From studying Pascal's Law, or from using a hydraulic lift, or from strangling a water balloon to death in self-defense, you know that when you push an incompressible fluid, it has to go somewhere.

Well, when the oval window pushes on the essentially incompressible fluid in the scala vestibuli, the round window (fenestra tympani or fenestra rotunda) on the other end bulges out. Pushing in on one end, bulging out on the other, and viceversa. I.e. two membranes at the ends of a tube, vibrating in opposite phases. Just like the top and bottom membranes of a drum. The forces, or pressure, causing this motion, create pressure differences all across the cochlear partitions.

Let's go back to the membrane that separates the two scalae: The basilar membrane (BM).

Being somewhat stiff but springy, the BM gets deflected as well. And not only does it separate the scalae, but also supports the organ of Corti. This organ, sitting on top, and along the edge of the BM, has the assembly of outer hair cells that add energy to the travelling wave. It also has the inner hair cells, that detect sound-induced motion.

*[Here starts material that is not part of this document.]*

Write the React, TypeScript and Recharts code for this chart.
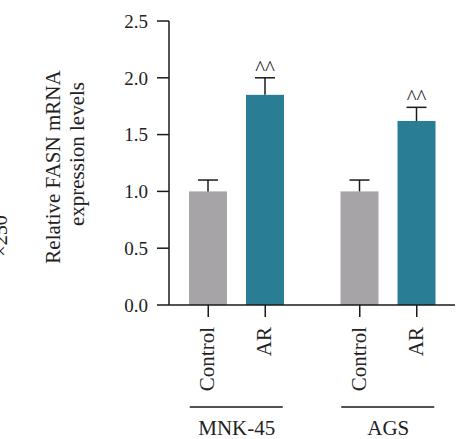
import React from 'react';
import { BarChart, Bar, XAxis, YAxis } from 'recharts';

const groups = ['MNK-45', 'AGS'];
const conditions = ['Control', 'AR'];
const controlValues = [1.0, 1.0];
const controlErrors = [0.1, 0.1];
const arValues = [1.85, 1.62];
const arErrors = [0.15, 0.12];
const arMarks = ['^^', '^^'];
const yTicks = [0, 0.5, 1.0, 1.5, 2.0, 2.5];

const data = groups.map((g, i) => ({
  group: g,
  control: controlValues[i],
  controlErr: controlErrors[i],
  ar: arValues[i],
  arErr: arErrors[i],
  mark: arMarks[i],
}));

const FONT = '"Liberation Serif", "DejaVu Serif", serif';
const BAR_SIZE = 38;
const BAR_GAP = 19;

const BarWithError = (props: any) => {
  const { x, y, width, height, fill, payload, valueKey, errKey, markKey } = props;
  const v = payload[valueKey];
  const err = payload[errKey];
  const errPx = v ? (height / v) * err : 0;
  const cx = x + width / 2;
  const capY = y - errPx;
  return (
    <g>
      <rect x={x} y={y} width={width} height={height} fill={fill} />
      <line x1={cx} y1={y} x2={cx} y2={capY} stroke="#1a1a1a" strokeWidth={1.5} />
      <line x1={cx - 10} y1={capY} x2={cx + 10} y2={capY} stroke="#1a1a1a" strokeWidth={1.5} />
      {markKey && payload[markKey] ? (
        <text x={cx} y={capY - 3} textAnchor="middle" fontFamily={FONT} fontSize={21} fill="#222">
          {payload[markKey]}
        </text>
      ) : null}
    </g>
  );
};

const GroupTick = (props: any) => {
  const { x, y, payload } = props;
  const off = (BAR_SIZE + BAR_GAP) / 2;
  const pos = [x - off, x + off];
  return (
    <g>
      {pos.map((px, i) => (
        <g key={i}>
          <line x1={px} y1={y} x2={px} y2={y + 12} stroke="#1a1a1a" strokeWidth={1.5} />
          <text
            x={px + 6}
            y={y + 22}
            textAnchor="end"
            transform={`rotate(-90, ${px + 6}, ${y + 22})`}
            fontFamily={FONT}
            fontSize={21}
            fill="#222"
          >
            {conditions[i]}
          </text>
        </g>
      ))}
      <line x1={x - 47} y1={y + 102} x2={x + 46} y2={y + 102} stroke="#1a1a1a" strokeWidth={1.5} />
      <text x={x} y={y + 130} textAnchor="middle" fontFamily={FONT} fontSize={21} fill="#222">
        {payload.value}
      </text>
    </g>
  );
};

const YLabel = (props: any) => {
  const { viewBox } = props;
  const vx = viewBox.x;
  const vy = viewBox.y;
  const l1y = vy + 146;
  const l2y = vy + 133;
  return (
    <g fontFamily={FONT} fill="#222">
      <text x={vx + 7} y={vy + 215} textAnchor="middle" fontSize={20} transform={`rotate(-90, ${vx + 7}, ${vy + 215})`}>
        ×250
      </text>
      <text x={vx + 60} y={l1y} textAnchor="middle" fontSize={21} transform={`rotate(-90, ${vx + 60}, ${l1y})`}>
        Relative FASN mRNA
      </text>
      <text x={vx + 84} y={l2y} textAnchor="middle" fontSize={21} transform={`rotate(-90, ${vx + 84}, ${l2y})`}>
        expression levels
      </text>
    </g>
  );
};

const App: React.FC = () => {
  return (
    <div style={{ position: 'absolute', left: 0, top: 0, background: '#fff' }}>
      <BarChart
        width={457}
        height={439}
        data={data}
        margin={{ top: 21, right: 2, bottom: 0, left: 0 }}
        barSize={BAR_SIZE}
        barGap={BAR_GAP}
      >
        <XAxis
          dataKey="group"
          axisLine={{ stroke: '#1a1a1a', strokeWidth: 1.5 }}
          tickLine={false}
          tickSize={0}
          tickMargin={0}
          height={134}
          padding={{ left: -8, right: -9 }}
          tick={<GroupTick />}
          interval={0}
        />
        <YAxis
          width={169}
          domain={[0, 2.5]}
          ticks={yTicks}
          tickFormatter={(v: number) => v.toFixed(1)}
          axisLine={{ stroke: '#1a1a1a', strokeWidth: 1.5 }}
          tickLine={{ stroke: '#1a1a1a', strokeWidth: 1.5 }}
          tickSize={12}
          tickMargin={9}
          tick={{ fontFamily: FONT, fontSize: 19, fill: '#222' }}
          label={{ content: <YLabel /> }}
        />
        <Bar
          dataKey="control"
          fill="#a6a4a7"
          isAnimationActive={false}
          shape={(p: any) => <BarWithError {...p} valueKey="control" errKey="controlErr" />}
        />
        <Bar
          dataKey="ar"
          fill="#297d94"
          isAnimationActive={false}
          shape={(p: any) => <BarWithError {...p} valueKey="ar" errKey="arErr" markKey="mark" />}
        />
      </BarChart>
    </div>
  );
};

export default App;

The BM is not just being deflected for no reason. As it bends, it too is generating a wave. A displacement wave. So in total, from the ear drum's vibration, we get two coupled waves traveling from the base to the apex of the cochlea: The waves in the scala vestibuli's fluid, and the displacement wave of the BM's motion.

Our friend, Von Békésy was awarded the 1961 Nobel Prize for his pioneering work on what we're talking about: Cochlear mechanics.

He discovered the cochlear mechanical traveling waves. He did the first measurements of the BM's vibrational response to sound, and showed (using his handy cadaver heads) a key part of the mechanics: Frequencies are mapped to longitudinal position along the BM.

He realized this from having observed that the BM's stiffness decreases by 2-4 orders of magnitude as a function of distance from the stapes. So the motion of the basilar membrane allows the cochlea to essentially do Fourier Analysis! (See Fourier Transform I.)

The BM's motion is the effective stimulus that inner hair cells detect and convert to the neurotransmitter release that causes the primary auditory neurons of the spinal ganglion to spike, and send the sound-evoked signals to the brain via the auditory nerve.

The hair cells use their own energy to pump positive potassium and calcium ions out, and achieve a negative internal potential that is 150 mV different from the region immediately outside their end (that holds the cilia, or "hairs," that transduce motion.) This 150 mV is known as the endocochlear potential, or EP, and is the largest potential difference found anywhere in the body. This is what drives the sensitive and fast transduction that these cells achieve.